NEW YORK (MainStreet) — Grocery store managers call them “end caps” – those ubiquitous end-of-the-aisle displays stocked with whatever low-budget food the store is trying to unload on impulse buyers. But are they deals? Not really, and in fact, they can be as unhealthy for your wallet as they are for your health.
The thing about grocery stores is that, like real estate, location is everything. Since many shoppers don’t browse every aisle, store owners are faced with a dilemma: How do they get excess inventory and the priciest items to stand out?
That’s where end caps come in. They are easily visible from many points in the store, and food and drink manufacturers don’t mind paying a high premium to put their products front and center.
Most consumers probably don’t realize it, but end-of-the-aisle displays don’t offer the store’s best deals. On the contrary, grocery stores love to put products on display that offer the juiciest profit margins. They’ll be tricky about it, too. Store managers have been known to “short-size” end cases, forcing shoppers to go to the larger product aisles to find the exact size and flavor of the product they want.
Make no mistake, grocery stores want shoppers in the aisles. So they’re not above using a little subterfuge with end caps to steer consumers into the aisles, where they’re likely to choose more products and spend more money.

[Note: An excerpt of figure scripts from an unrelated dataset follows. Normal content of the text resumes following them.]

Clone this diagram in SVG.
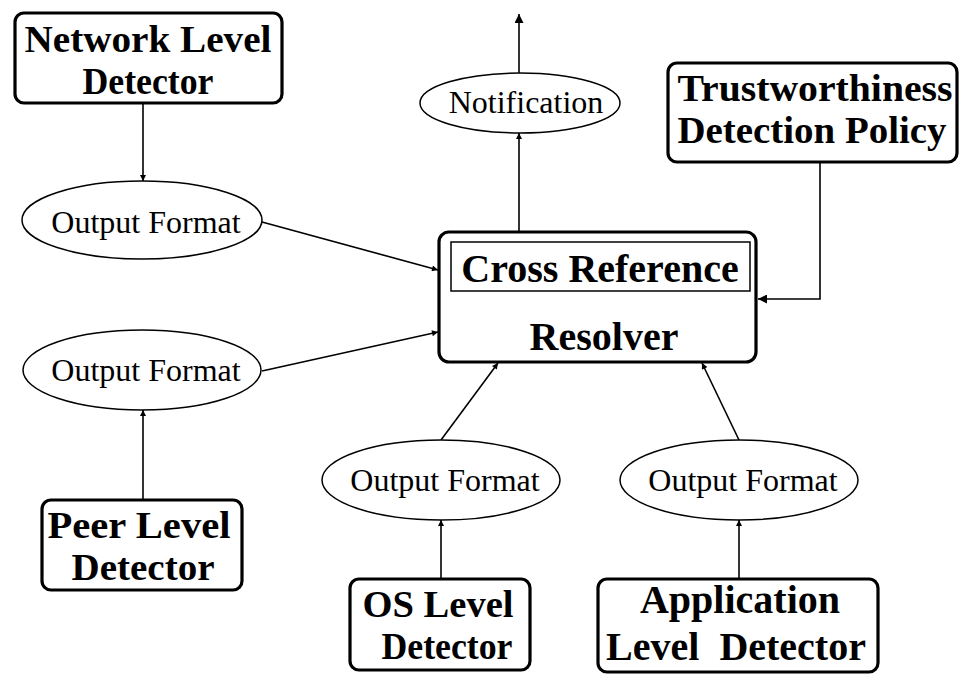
<svg xmlns="http://www.w3.org/2000/svg" width="959" height="675" viewBox="0 0 959 675">
<defs>
<style>
.box{fill:#fff;stroke:#000;stroke-width:3.2}
.inner{fill:none;stroke:#000;stroke-width:1.5}
.ell{fill:#fff;stroke:#000;stroke-width:1.5}
.bt{font-family:"Liberation Serif","Times New Roman",serif;font-weight:bold;font-size:40px;text-anchor:middle;fill:#000}
.bs{font-size:37px}
.et{font-family:"Liberation Serif","Times New Roman",serif;font-size:32px;text-anchor:middle;fill:#000}
.ln{fill:none;stroke:#000;stroke-width:1.6}
</style>
<marker id="a" viewBox="0 0 10 10" refX="10" refY="5" markerWidth="7" markerHeight="6" markerUnits="userSpaceOnUse" orient="auto"><path d="M0,0L10,5L0,10z" fill="#000"/></marker>
<marker id="b" viewBox="0 0 10 10" refX="10" refY="5" markerWidth="14" markerHeight="9" markerUnits="userSpaceOnUse" orient="auto"><path d="M0,0L10,5L0,10z" fill="#000"/></marker>
</defs>
<rect width="959" height="675" fill="#fff"/>
<g id="connectors">
<line class="ln" x1="143" y1="103" x2="143" y2="181" marker-end="url(#a)"/>
<line class="ln" x1="262" y1="222" x2="438" y2="270" marker-end="url(#a)"/>
<line class="ln" x1="262" y1="371" x2="438" y2="332" marker-end="url(#a)"/>
<line class="ln" x1="143" y1="500" x2="143" y2="410" marker-end="url(#a)"/>
<line class="ln" x1="519" y1="232" x2="519" y2="133" marker-end="url(#a)"/>
<line class="ln" x1="519" y1="73" x2="519" y2="14" marker-end="url(#b)"/>
<polyline class="ln" points="820,162 820,299 758,299" marker-end="url(#b)"/>
<line class="ln" x1="441" y1="440" x2="498" y2="363" marker-end="url(#a)"/>
<line class="ln" x1="441" y1="579" x2="441" y2="520" marker-end="url(#a)"/>
<line class="ln" x1="739" y1="440" x2="702" y2="363" marker-end="url(#a)"/>
<line class="ln" x1="739" y1="579" x2="739" y2="520" marker-end="url(#a)"/>
</g>
<g id="network">
<rect class="box" x="15" y="13" width="267" height="90" rx="9"/>
<text class="bt bs" x="148" y="52" textLength="247" lengthAdjust="spacingAndGlyphs">Network Level</text>
<text class="bt bs" x="148" y="94" textLength="131" lengthAdjust="spacingAndGlyphs">Detector</text>
</g>
<g id="of1">
<ellipse class="ell" cx="142" cy="220" rx="120" ry="39"/>
<text class="et" x="146" y="233">Output Format</text>
</g>
<g id="of2">
<ellipse class="ell" cx="142" cy="370" rx="119" ry="40"/>
<text class="et" x="146" y="381">Output Format</text>
</g>
<g id="peer">
<rect class="box" x="42" y="500" width="200" height="90" rx="9"/>
<text class="bt bs" x="139" y="538" textLength="183" lengthAdjust="spacingAndGlyphs">Peer Level</text>
<text class="bt bs" x="143" y="580" textLength="143" lengthAdjust="spacingAndGlyphs">Detector</text>
</g>
<g id="notification">
<ellipse class="ell" cx="520" cy="103" rx="100" ry="30"/>
<text class="et" x="526" y="113">Notification</text>
</g>
<g id="trust">
<rect class="box" x="668" y="63" width="289" height="99" rx="9"/>
<text class="bt bs" x="815" y="101" textLength="275" lengthAdjust="spacingAndGlyphs">Trustworthiness</text>
<text class="bt bs" x="812" y="143" textLength="269" lengthAdjust="spacingAndGlyphs">Detection Policy</text>
</g>
<g id="resolver">
<rect class="box" x="439" y="232" width="317" height="130" rx="10"/>
<rect class="inner" x="451" y="242" width="299" height="49"/>
<text class="bt" x="600" y="282">Cross Reference</text>
<text class="bt" x="604" y="350">Resolver</text>
</g>
<g id="of3">
<ellipse class="ell" cx="441" cy="480" rx="119" ry="40"/>
<text class="et" x="445" y="491">Output Format</text>
</g>
<g id="os">
<rect class="box" x="350" y="579" width="180" height="91" rx="9"/>
<text class="bt bs" x="438" y="617" textLength="151" lengthAdjust="spacingAndGlyphs">OS Level</text>
<text class="bt bs" x="447" y="659" textLength="131" lengthAdjust="spacingAndGlyphs">Detector</text>
</g>
<g id="of4">
<ellipse class="ell" cx="739" cy="480" rx="119" ry="40"/>
<text class="et" x="743" y="491">Output Format</text>
</g>
<g id="app">
<rect class="box" x="598" y="579" width="280" height="93" rx="9"/>
<text class="bt" x="740" y="613">Application</text>
<text class="bt" x="736" y="660" style="white-space:pre">Level  Detector</text>
</g>
</svg>
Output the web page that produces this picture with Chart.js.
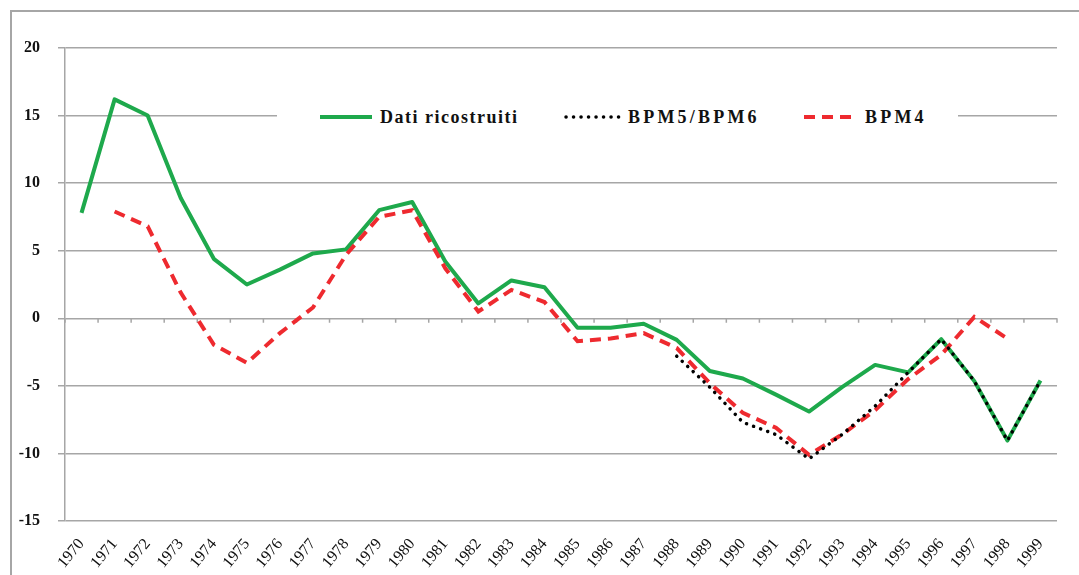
<!DOCTYPE html>
<html>
<head>
<meta charset="utf-8">
<script src="https://cdn.jsdelivr.net/npm/chart.js@4"></script>
<style>
  html, body { margin: 0; padding: 0; background: #fff; }
  #wrap { position: relative; width: 1079px; height: 575px; overflow: hidden; }
  #frame { position: absolute; left: 10px; top: 10px; width: 1200px; height: 700px;
           border-left: 2px solid #a6a6a6; border-top: 2px solid #a6a6a6; pointer-events: none; }
  #legend { position: absolute; left: 277px; top: 101px; width: 681px; height: 32px; background: #fff;
            font-family: "Liberation Serif", serif; font-weight: bold; font-size: 18px; color: #111; }
  #legend .it { position: absolute; top: 0; height: 32px; line-height: 32px; white-space: nowrap; }
  #legend svg { position: absolute; top: 0; }
</style>
</head>
<body>
<div id="wrap">
  <canvas id="c" width="1079" height="575"></canvas>
  <div id="legend">
    <svg width="681" height="32">
      <line x1="43" y1="16" x2="95" y2="16" stroke="#1ea94c" stroke-width="4"/>
      <line x1="289" y1="16" x2="342" y2="16" stroke="#000" stroke-width="3.5" stroke-linecap="round" stroke-dasharray="0.1 7.4"/>
      <line x1="527" y1="16" x2="577" y2="16" stroke="#ee2a2f" stroke-width="4" stroke-dasharray="11 7"/>
    </svg>
    <span class="it" id="l1" style="left:103px; letter-spacing:1.5px"></span>
    <span class="it" id="l2" style="left:351px; letter-spacing:3.2px"></span>
    <span class="it" id="l3" style="left:588px; letter-spacing:3.2px"></span>
  </div>
  <div id="frame"></div>
</div>
<script>
const years = ["1970","1971","1972","1973","1974","1975","1976","1977","1978","1979",
               "1980","1981","1982","1983","1984","1985","1986","1987","1988","1989",
               "1990","1991","1992","1993","1994","1995","1996","1997","1998","1999"];
const seriesNames = ["Dati ricostruiti", "BPM5/BPM6", "BPM4"];
const datiRicostruiti = [7.8, 16.2, 15.0, 8.9, 4.4, 2.5, 3.6, 4.8, 5.1, 8.0,
                         8.6, 4.2, 1.1, 2.8, 2.3, -0.7, -0.7, -0.4, -1.6, -3.9,
                         -4.45, -5.65, -6.9, -5.1, -3.45, -4.0, -1.55, -4.65, -9.05, -4.6];
const bpm5bpm6 = [null, null, null, null, null, null, null, null, null, null,
                  null, null, null, null, null, null, null, null, -2.8, -5.1,
                  -7.7, -8.6, -10.4, -8.6, -6.5, -4.0, -1.55, -4.65, -9.05, -4.6];
const bpm4 = [null, 7.9, 6.8, 1.9, -1.95, -3.3, -1.1, 0.8, 4.7, 7.5,
              8.0, 3.7, 0.5, 2.1, 1.2, -1.7, -1.5, -1.1, -2.2, -4.8,
              -7.0, -8.1, -10.1, -8.6, -6.8, -4.5, -2.7, 0.1, -1.5, null];
const yTicks = [20, 15, 10, 5, 0, -5, -10, -15];

document.getElementById('l1').textContent = seriesNames[0];
document.getElementById('l2').textContent = seriesNames[1];
document.getElementById('l3').textContent = seriesNames[2];

const gridColor = '#a6a6a6';

const zeroTicks = {
  id: 'zeroTicks',
  beforeDatasetsDraw(chart) {
    const x = chart.scales.x, y = chart.scales.y;
    const ctx = chart.ctx;
    const y0 = y.getPixelForValue(0);
    const n = years.length;
    const step = (x.right - x.left) / n;
    ctx.save();
    ctx.strokeStyle = gridColor;
    ctx.lineWidth = 1.5;
    ctx.beginPath();
    for (let i = 0; i <= n; i++) {
      const px = x.left + i * step;
      ctx.moveTo(px, y0);
      ctx.lineTo(px, y0 + 4.5);
    }
    ctx.stroke();
    ctx.restore();
  }
};

new Chart(document.getElementById('c'), {
  type: 'line',
  data: {
    labels: years,
    datasets: [
      { label: seriesNames[0], data: datiRicostruiti, borderColor: '#1ea94c', borderWidth: 4,
        pointRadius: 0, tension: 0, order: 2, borderJoinStyle: 'round' },
      { label: seriesNames[1], data: bpm5bpm6, borderColor: '#000', borderWidth: 3.5,
        borderDash: [0.1, 7.4], borderCapStyle: 'round', pointRadius: 0, tension: 0, order: 0 },
      { label: seriesNames[2], data: bpm4, borderColor: '#ee2a2f', borderWidth: 4,
        borderDash: [11, 7], pointRadius: 0, tension: 0, order: 1 }
    ]
  },
  options: {
    responsive: false,
    animation: false,
    spanGaps: false,
    layout: { padding: { top: 48, right: 22, left: 0, bottom: 0 } },
    plugins: { legend: { display: false }, tooltip: { enabled: false } },
    scales: {
      x: {
        type: 'category',
        offset: true,
        grid: { display: false, drawTicks: false },
        border: { display: false },
        ticks: {
          autoSkip: false, maxRotation: 50, minRotation: 50, padding: 14,
          color: '#111', font: { family: 'Liberation Serif', size: 16 }
        },
        afterFit(s) { s.height = 54; }
      },
      y: {
        min: -15, max: 20,
        afterBuildTicks(s) { s.ticks = yTicks.map(v => ({ value: v })); },
        grid: { color: gridColor, lineWidth: 1.5, tickLength: 7, drawTicks: true },
        border: { display: true, color: gridColor, width: 1.5 },
        ticks: {
          padding: 18, color: '#111',
          font: { family: 'Liberation Serif', size: 16, weight: 'bold' }
        },
        afterFit(s) { s.width = 65; }
      }
    }
  },
  plugins: [zeroTicks]
});
</script>
</body>
</html>
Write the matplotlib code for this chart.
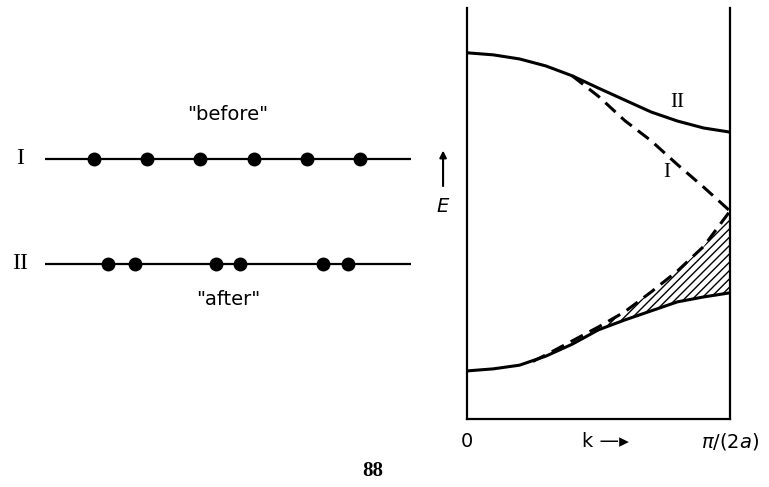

The best remedy for minimizing overspending is to have that grocery list handy, stick to it, and research prices on items you know you need (check discount websites or the manufacturer’s own web site to get a baseline). Websites like AisleByAisle.com offer “grocery list” plans that get you in and out of stores with only what you came for, reducing impulse buys in the process.
End caps are not only about pushing pricy product, either. Many grocery store managers also like to put about-to-expire products at the end of the aisle, slap a seemingly low price with an exclamation point on a sign with big block letters, and call it a “sale.” But in many cases, the price is the regular one.
Or they’ll sometimes put “twin” items together, like peanut butter and jelly, or marshmallows, graham crackers and chocolate, and only offer a sale price on one of them. You’ll still pay the premium price for that peanut butter, if not the jelly.
If you’re on a diet, beware. Grocers almost never put low-fat, healthy, nutritious foods in their end caps. This is especially true at eye level, where most shoppers are “brain-trained” to look. Instead, expect to find the fatty, sugary treats that stores believe consumers can’t resist.
Grocery store chains have no shortage of tricks up their sleeves when it comes to end-of-the-aisle displays. It’s your job to know that stores aren’t trying to pull a rabbit out of a hat with end caps; they’re trying to pull more money out of your wallet.